Apparently the store manager and/or owner did need a history lesson, though, or at least a critical mass of customers did, though, for said truck has been gone for several weeks.  Doubtless the store told its employee either to find another ride or to take his talents to the other grocery store.  I’ll admit, perhaps a bit grudgingly, that freedom of speech as interpreted in the United States allows the display of the Stars and Bars, probably even a swastika (which a neighborhood house is coming very close to, but that’s for later).  And the owners of the store have every right to dismiss an employee who exercises their free speech at their place of employment.  As do citizens/customers have the right to organize boycotts or buycotts for firms based on their politics.

And then there has arisen yet another dilemma for the American Civil Liberties Union.  The organization’s free speech absolutism has tried their membership and sympathizers before, and last summer’s white supremacist rally-cum-street fight in Charlottesville, Virginia, which the ACLU facilitated in court, eventuated in many angry resignations and donor boycotts.  This has happened before, most notably in the seventies when a Nazi group used ACLU legal muscle to organize a march to taunt the Jews of Skokie, Illinois.  The resulting furor was ameliorated by the fact that the march was something of a fizzle; few spectators showed up and even fewer marchers.  Of course, that didn’t happen in Charlottesville, and at least for now, a large chunk of the ACLU hierarchy finds itself split. 
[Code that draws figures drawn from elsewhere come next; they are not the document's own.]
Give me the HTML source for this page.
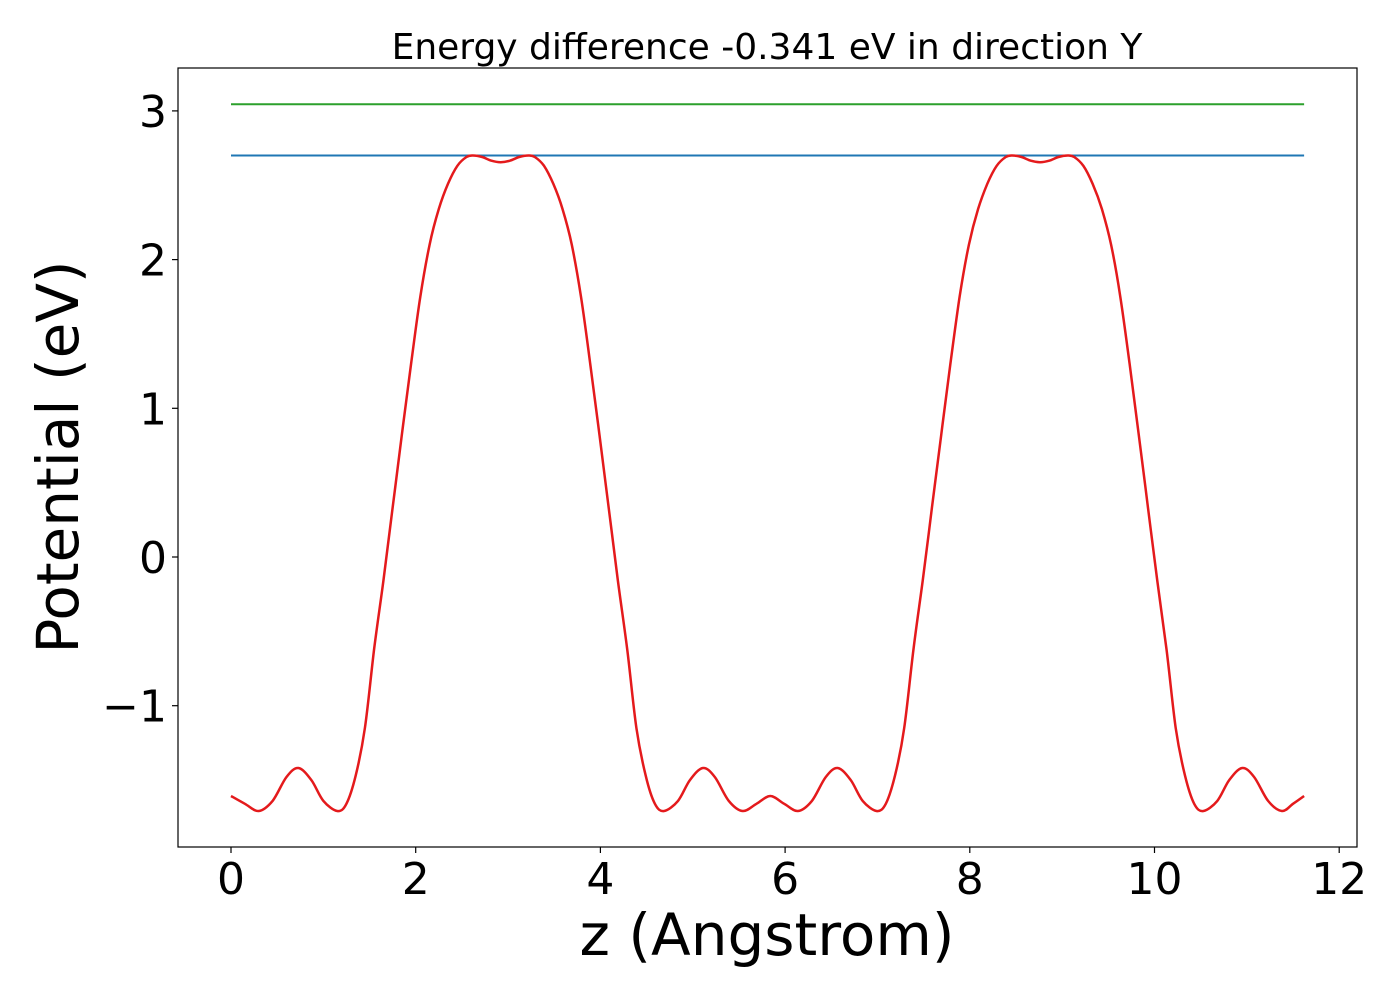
<!DOCTYPE html>
<html><head><meta charset="utf-8"><style>
html,body{margin:0;padding:0;background:#fff;}
svg{display:block;font-family:"DejaVu Sans","Liberation Sans",sans-serif;}
</style></head><body>
<svg id="chart" width="1400" height="1000" viewBox="0 0 1400 1000">
<rect width="1400" height="1000" fill="#fff"/>
<text x="767" y="59" font-size="36" text-anchor="middle" fill="#000">Energy difference -0.341 eV in direction Y</text>
<g id="plot"></g>
<g id="xticks"></g>
<g id="yticks"></g>
<rect x="178" y="68" width="1179" height="779" fill="none" stroke="#000" stroke-width="1.2"/>
<text x="767" y="955" font-size="58" text-anchor="middle" fill="#000">z (Angstrom)</text>
<text transform="translate(78,457) rotate(-90)" font-size="58" text-anchor="middle" fill="#000">Potential (eV)</text>
</svg>
<script>
const zValues = [0,0.15,0.3,0.45,0.6,0.73,0.87,1.0,1.15,1.25,1.35,1.45,1.55,1.65,1.75,1.85,1.95,2.05,2.15,2.25,2.35,2.45,2.55,2.62,2.72,2.82,2.92,3.02,3.12,3.22,3.29,3.39,3.49,3.59,3.69,3.79,3.89,3.99,4.09,4.19,4.29,4.39,4.49,4.59,4.69,4.84,4.97,5.11,5.24,5.39,5.54,5.69,
5.84,5.99,6.14,6.29,6.44,6.57,6.71,6.84,6.99,7.09,7.19,7.29,7.39,7.49,7.59,7.69,7.79,7.89,7.99,8.09,8.19,8.29,8.39,8.46,8.56,8.66,8.76,8.86,8.96,9.06,9.13,9.23,9.33,9.43,9.53,9.63,9.73,9.83,9.93,10.03,10.13,10.23,10.33,10.43,10.53,10.68,10.81,10.95,11.08,11.23,11.38,11.50,11.62];
const potentialValues = [-1.607,-1.66,-1.708,-1.64,-1.48,-1.419,-1.50,-1.64,-1.708,-1.66,-1.47,-1.15,-0.62,-0.16,0.33,0.82,1.30,1.75,2.10,2.34,2.51,2.63,2.69,2.70,2.69,2.665,2.655,2.665,2.69,2.70,2.69,2.63,2.51,2.34,2.10,1.75,1.30,0.82,0.33,-0.16,-0.62,-1.15,-1.47,-1.66,-1.708,-1.64,-1.50,-1.419,-1.48,-1.64,-1.708,-1.66,
-1.607,-1.66,-1.708,-1.64,-1.48,-1.419,-1.50,-1.64,-1.708,-1.66,-1.47,-1.15,-0.62,-0.16,0.33,0.82,1.30,1.75,2.10,2.34,2.51,2.63,2.69,2.70,2.69,2.665,2.655,2.665,2.69,2.70,2.69,2.63,2.51,2.34,2.10,1.75,1.30,0.82,0.33,-0.16,-0.62,-1.15,-1.47,-1.66,-1.708,-1.64,-1.50,-1.419,-1.48,-1.64,-1.708,-1.66,-1.607];
const blueLevel = 2.70;
const greenLevel = 3.045;
const levelRange = [0, 11.62];
const xTickValues = [0,2,4,6,8,10,12];
const yTickValues = [-1,0,1,2,3];
const yTickLabels = ["\u22121","0","1","2","3"];

const NS = "http://www.w3.org/2000/svg";
function xs(v){ return 231 + v * 92.35; }
function ys(v){ return 557 - v * 148.7; }
function mk(tag, attrs, parent){ const e=document.createElementNS(NS,tag); for(const k in attrs) e.setAttribute(k,attrs[k]); parent.appendChild(e); return e; }

const plot = document.getElementById('plot');
const g1 = mk('line',{x1:xs(levelRange[0]),x2:xs(levelRange[1]),y1:ys(greenLevel),y2:ys(greenLevel),stroke:'#2ca02c','stroke-width':2},plot);


const b1 = mk('line',{x1:xs(levelRange[0]),x2:xs(levelRange[1]),y1:ys(blueLevel),y2:ys(blueLevel),stroke:'#1f77b4','stroke-width':2},plot);


const P = zValues.map((z,i)=>[xs(z), ys(potentialValues[i])]);
let d = 'M'+P[0][0].toFixed(1)+','+P[0][1].toFixed(1);
for(let i=0;i<P.length-1;i++){
  const p0=P[Math.max(0,i-1)], p1=P[i], p2=P[i+1], p3=P[Math.min(P.length-1,i+2)];
  const c1=[p1[0]+(p2[0]-p0[0])/6, p1[1]+(p2[1]-p0[1])/6];
  const c2=[p2[0]-(p3[0]-p1[0])/6, p2[1]-(p3[1]-p1[1])/6];
  d+=' C'+c1[0].toFixed(1)+','+c1[1].toFixed(1)+' '+c2[0].toFixed(1)+','+c2[1].toFixed(1)+' '+p2[0].toFixed(1)+','+p2[1].toFixed(1);
}
const pl = mk('path',{d:d,fill:'none',stroke:'#e41a1c','stroke-width':2.5,'stroke-linejoin':'round'},plot);



const xt = document.getElementById('xticks');
xTickValues.forEach(v=>{
  const t = mk('line',{x1:xs(v),x2:xs(v),y1:847,y2:853,stroke:'#000','stroke-width':1.2},xt);
  
  
  const l = mk('text',{x:xs(v),y:894,'font-size':44,'text-anchor':'middle',fill:'#000'},xt);
  l.textContent = String(v);
  
  
});
const yt = document.getElementById('yticks');
yTickValues.forEach((v,i)=>{
  const t = mk('line',{x1:172,x2:178,y1:ys(v),y2:ys(v),stroke:'#000','stroke-width':1.2},yt);
  
  
  const l = mk('text',{x:167,y:ys(v)+16,'font-size':44,'text-anchor':'end',fill:'#000'},yt);
  l.textContent = yTickLabels[i];
  
  
});
</script>
</body></html>
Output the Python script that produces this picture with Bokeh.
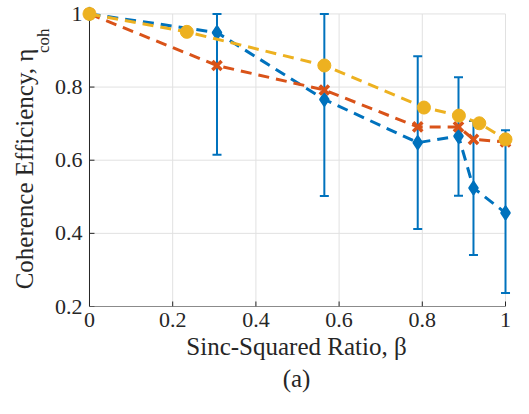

We need to remember that not all nations, not even all nations which we think of as free, define free speech in the same way.  Germany and Austria, to name two, ban display of the swastika and certain types of plain, flat-out speech (as in “written or spoken words”).  I’d hate to see it come to this in the United States.  I also hate living a few blocks from somebody who thinks it’s pretty cool to fly a World War II Kriegsmarine flag.